Sunday, December 4, 2011

History and Mystery

Last week I skipped posting because the week before was a holiday week which I spent mostly reading a mystery novel, Night Work, by Laurie R. King, whose novels about Mrs. Sherlock Holmes I've enjoyed in the past. This book is one of her modern-day mysteries featuring Kate Martinelli, a lesbian police detective working in San Francisco.  It was well written (if a little too detailed from time to time), and though it involved a vigilante killer, that person's actions were not condoned and she does not get away with it at the end (unlike in the Lee Child book I read a couple of weeks ago). Ms. King is a prolific writer and I recommend her books highly, especially the Sherlock Holmes stories.

The other book I started reading over Thanksgiving and continue to read is Mayflower: A Story of Courage, Community, and War by Nathaniel Philbrick. It's a revisionist history of the Mayflower colony and its inhabitants.  It's quite good.  The writer keeps readers in suspense wondering what will happen to the Pilgrims and their hopes for a successful religious community in the wilderness.  Their encounters with native inhabitants as well as other English settlers who arrive later cause them (and us) much anxiety as they try to work through their many challenges.
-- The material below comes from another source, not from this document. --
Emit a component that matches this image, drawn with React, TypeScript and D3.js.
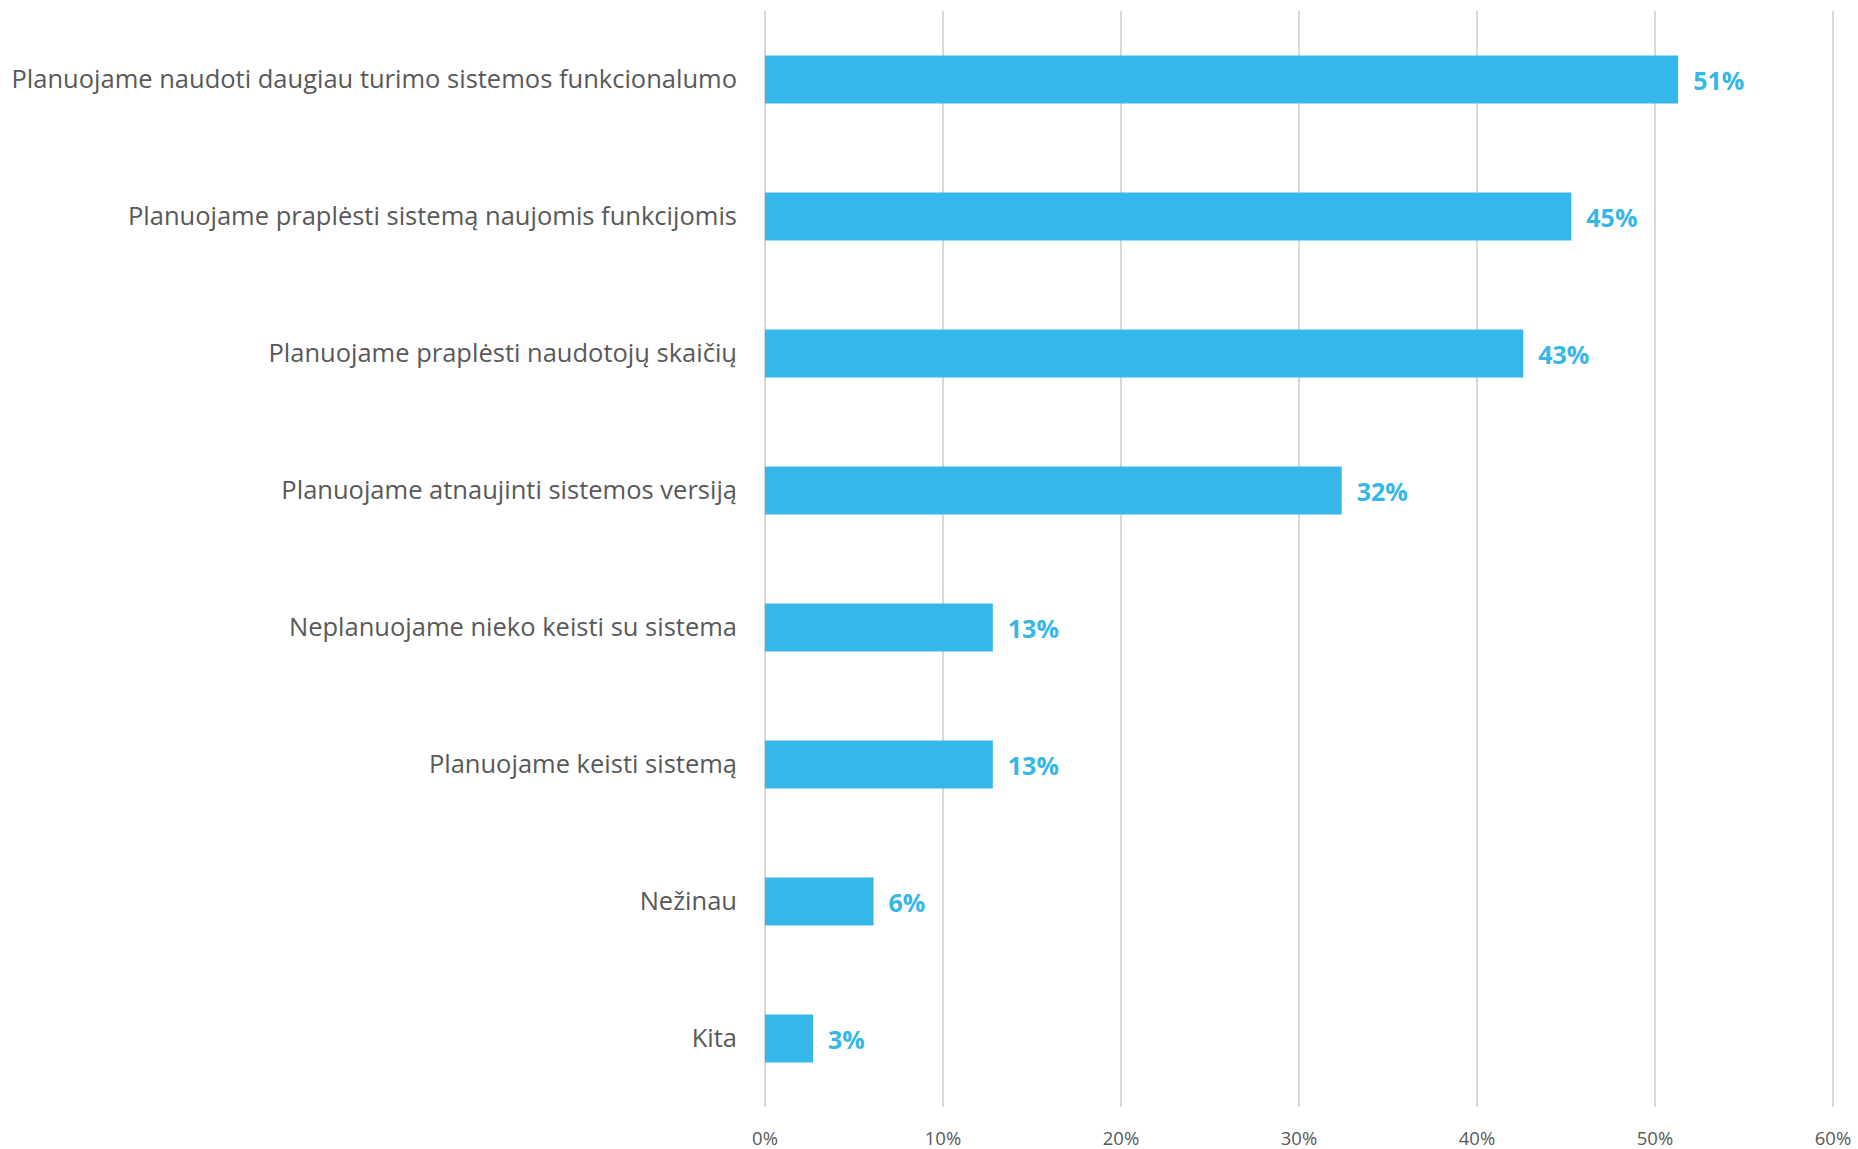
import * as d3 from "d3";
import React from "react";

const categories = [
  "Planuojame naudoti daugiau turimo sistemos funkcionalumo",
  "Planuojame praplėsti sistemą naujomis funkcijomis",
  "Planuojame praplėsti naudotojų skaičių",
  "Planuojame atnaujinti sistemos versiją",
  "Neplanuojame nieko keisti su sistema",
  "Planuojame keisti sistemą",
  "Nežinau",
  "Kita",
];
const values = [0.513, 0.453, 0.426, 0.324, 0.128, 0.128, 0.061, 0.027];
const ticks = [0, 0.1, 0.2, 0.3, 0.4, 0.5, 0.6];

const width = 1858;
const height = 1149;
const FONT = "'Open Sans', Lato, sans-serif";

export default function App() {
  const x = d3.scaleLinear().domain([0, 0.6]).range([765, 1833]);
  const y = d3
    .scaleBand()
    .domain(categories)
    .range([11, 1107])
    .paddingInner(0.65)
    .paddingOuter(0.325);
  const pct = d3.format(".0%");

  return (
    <svg
      width={width}
      height={height}
      style={{ position: "absolute", left: 0, top: 0, background: "#fff" }}
      fontFamily={FONT}
    >
      {/* grid */}
      {ticks.map((t) => (
        <line
          key={t}
          x1={x(t)}
          x2={x(t)}
          y1={11}
          y2={1107}
          stroke="#d9d9d9"
          strokeWidth={2}
        />
      ))}
      {ticks.map((t) => (
        <text
          key={"t" + t}
          x={x(t)}
          y={1145}
          textAnchor="middle"
          fontSize={18.5}
          fill="#595959"
        >
          {pct(t)}
        </text>
      ))}

      {/* bars */}
      {categories.map((c, i) => (
        <g key={c}>
          <rect
            x={x(0)}
            y={y(c)!}
            width={x(values[i]) - x(0)}
            height={y.bandwidth()}
            fill="#35b7ea"
          />
          <text
            x={737}
            y={y(c)! + y.bandwidth() / 2}
            dy="0.35em"
            textAnchor="end"
            fontSize={25.5}
            fill="#595959"
          >
            {c}
          </text>
          <text
            x={x(values[i]) + 15}
            y={y(c)! + y.bandwidth() / 2 + 2}
            dy="0.35em"
            fontSize={25}
            fontWeight="bold"
            fill="#35b7ea"
          >
            {pct(values[i])}
          </text>
        </g>
      ))}
    </svg>
  );
}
I didn't recognize most of this story since only the first-Thanksgiving part (a sanitized version) was taught me in school.  Apparently, there was a great deal of work to creating and maintaining an English village in the forests of Massachusetts and ensuring not only the physical and spiritual survival of the immigrants, but emotional and political as well. Those who did survive those first few years turned out to be a tough lot, thanks in part to the help they secured from the indigenous people they met.

I must admit that so far I'm not too fond of these English interlopers.  They seem quite arrogant and not entirely honest or trustworthy.  But the Pilgrims seem decent next to the less disciplined or scrupulous English that follow--my ancestors, that is. Nonetheless, I'm learning a great deal about early American history and the complex founding of our English colonies.